Concepcion mayor dares DILG to prove illegal drugs insinuation

November 10, 2017 - 9:33 PM
Mayor Lacson at the launch of Concepcion's Tech4ED Center at the Municipal Library.

CLARK FREEPORT – Mayor Andres Lacson of Concepcion, in Tarlac, on Friday challenged the Department of Interior and Local Government, specifically the National Police Commission, to show persuasive proof that he is into illegal drugs trade, as he vowed to step down once this is proven.

The names of Lacson and Camiling, Tarlac mayor Erlon Agustin were included in an alleged list of so-called narco-politicians released to the media by the Napolcom. Others in the list were Angeles City Mayor Edgardo Pamintuan and Subic, Zambales mayor Jefferson Khonghun.

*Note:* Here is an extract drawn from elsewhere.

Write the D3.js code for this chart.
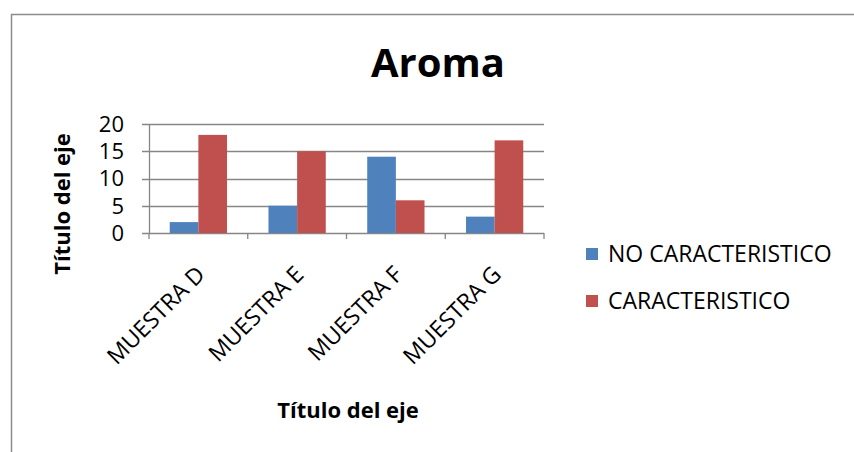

“Show proof!, I’m willing to step down if they find an iota of evidence against me or any member of my family,” Lacson declared during a hastily called press conference held at the Bale-Balita, the hub of working Kapampangan journalists.

Lacson said he voluntarily sent back his police security escort to his mother unit shortly after he learned about the story in the media.

“I have only one police security aide, so I told him to go back to his mother unit,” Lacson told reporters as he called on DILG to conduct a thorough review of Concepcion’s local government efforts against illegal drugs.

Both Mayors Lacson and Pamintuan denied through media interviews their alleged involvement in the illegal drugs business.

“Records will show we have hundreds of arrested illegal drugs users and pushers,” said Lacson, adding that he will ask the League of Municipalities of the Philippines (LMP) to pass a manifesto of support for the beleaguered mayors.

His constituents in Concepcion, Lacson said, were stunned. “They will be holding a prayer rally starting Friday afternoon to show their support for me and my family. Even my political detractors will join the rally because they cannot believe the veracity of the Napolcom’s narco-politician list.”

“Sa aking palagay nagiging target kami (I think we are being targeted),” he said, apparently referring to his closeness to former president Noynoy Aqunio. “Kailangan patas ang laban (The fight has to be fair). There must be due process.”

When asked about his feelings toward the present administration, Mayor Lacson said he is sad. “Malungkot ako dahil hindi muna sila nagtanong-tanong, nag-imbestiga kung anong pagkatao mayroon ako (I am sad because they did not ask first or investigate me as a person).”

The local council including the association of barangay captains have expressed their support through a resolution in favor of Lacson.